Farouk Ahmed defends integrity amid education funding allegations
The Chief Executive Officer of the Nigerian Midstream and Downstream Petroleum Regulatory Authority (NMDPRA), Engr. Farouk Ahmed, has issued a detailed public statement responding to allegations concerning the financing of his children’s education abroad, describing the claims as misleading and timed to undermine ongoing regulatory reforms.
In the statement titled “A Question of Integrity”, Ahmed said he welcomed scrutiny of his finances and called for a full investigation by relevant anti-corruption and oversight agencies.
He maintained that the allegations, which claim he spent $5 million on his children’s secondary education in Switzerland, were inconsistent with verified facts and his documented income.
Ahmed traced his career in Nigeria’s petroleum sector back to 1991, when he joined the civil service through competitive examination.
He highlighted a progression spanning more than three decades, from junior engineer in the former Department of Petroleum Resources to General Manager of the Crude Oil Marketing Division in 2012, Deputy Director in 2015, and ultimately Chief Executive of NMDPRA in 2021.
According to Ahmed, his career has been defined by technical competence and regulatory integrity rather than political patronage.
He said his appointment as NMDPRA CEO came with a mandate to implement the Petroleum Industry Act (PIA) transparently and without favoritism, a task he acknowledged would provoke resistance from interests accustomed to regulatory opacity.
Addressing the education funding claims, Ahmed stated that three of his four children received merit-based scholarships covering between 40 and 65 percent of tuition costs.
He added that his late father, a businessman, established education trust funds for his grandchildren before his death in 2018, in line with family tradition.

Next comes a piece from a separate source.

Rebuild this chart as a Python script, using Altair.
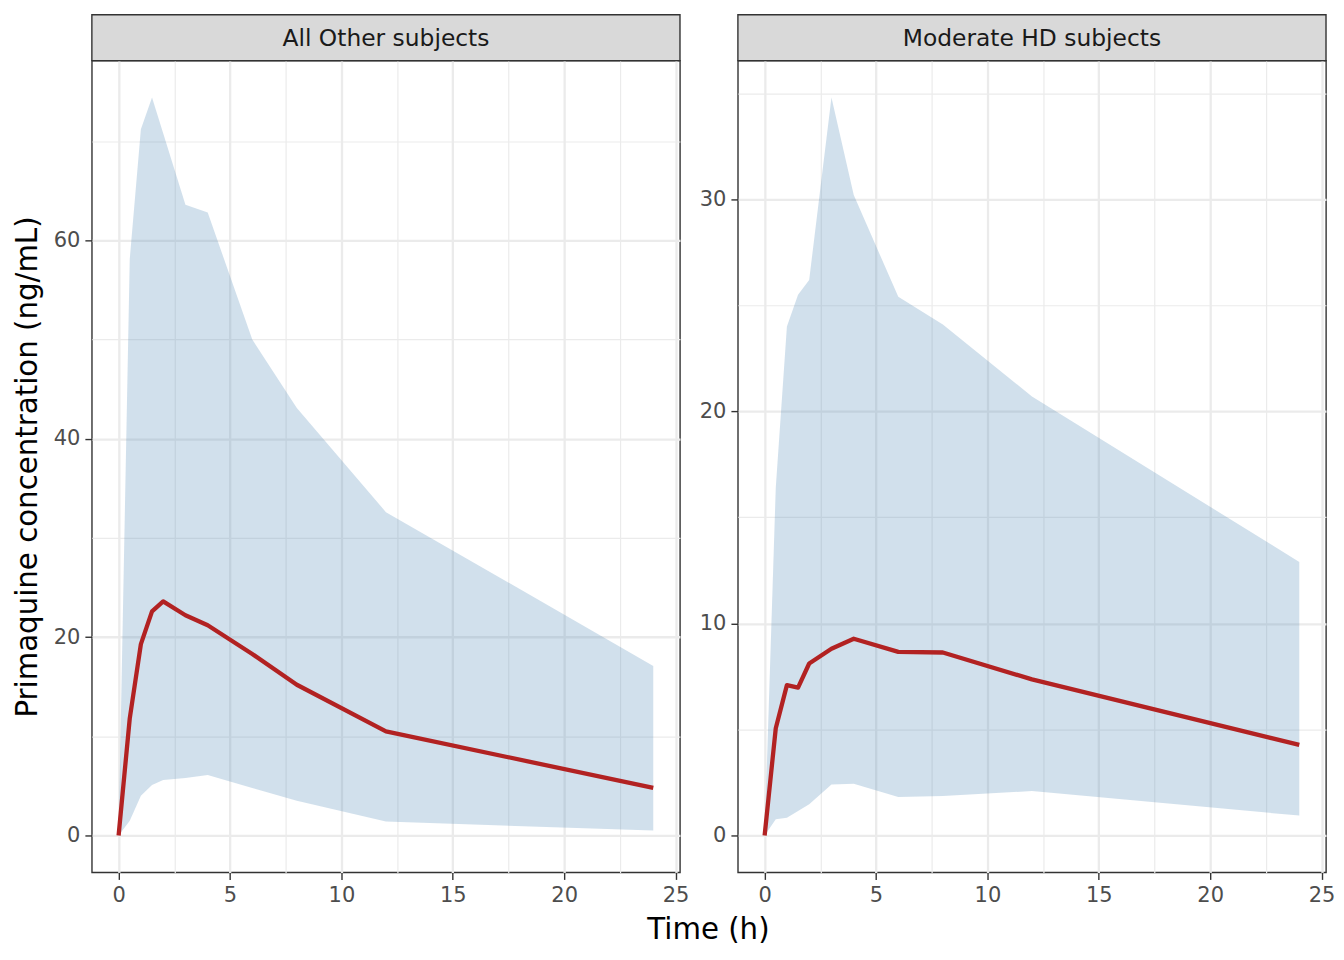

Ahmed said the remaining expenses were covered through personal savings accumulated over decades of public service.
He noted that his annual remuneration as NMDPRA CEO—about ₦48 million including allowances—is publicly disclosed in audited reports, and that he has consistently filed asset declarations with the Code of Conduct Bureau since entering public service.
He further authorized educational institutions attended by his children to release financial records to authorized investigators.
Ahmed also linked the resurfacing of the allegations to recent regulatory actions by NMDPRA, including stricter licensing requirements, enforcement of fuel quality standards, and the publication of detailed supply and pricing data.
He rejected claims that the Authority’s import licensing decisions amounted to “economic sabotage,” stating that the PIA obliges the regulator to ensure supply security and prevent scarcity.
“A single-source supply model creates dangerous vulnerabilities that no responsible regulator can ignore,” he said, adding that regulatory independence inevitably creates friction with vested interests.
In a direct call for accountability, Ahmed invited the Code of Conduct Bureau to review his asset declarations, the Economic and Financial Crimes Commission to examine his financial records, and the National Assembly to conduct oversight of his tenure. He pledged full cooperation with any investigation conducted professionally and without bias.
Concluding his statement, Ahmed said he would not be intimidated into compromising regulatory standards or granting preferential treatment. “If the price of regulatory independence is personal attacks and manufactured scandals, I accept that price,” he said, expressing confidence that his record would withstand scrutiny.
The NMDPRA has yet to issue a separate institutional response, while no formal investigation has been publicly announced as of the time of filing this report.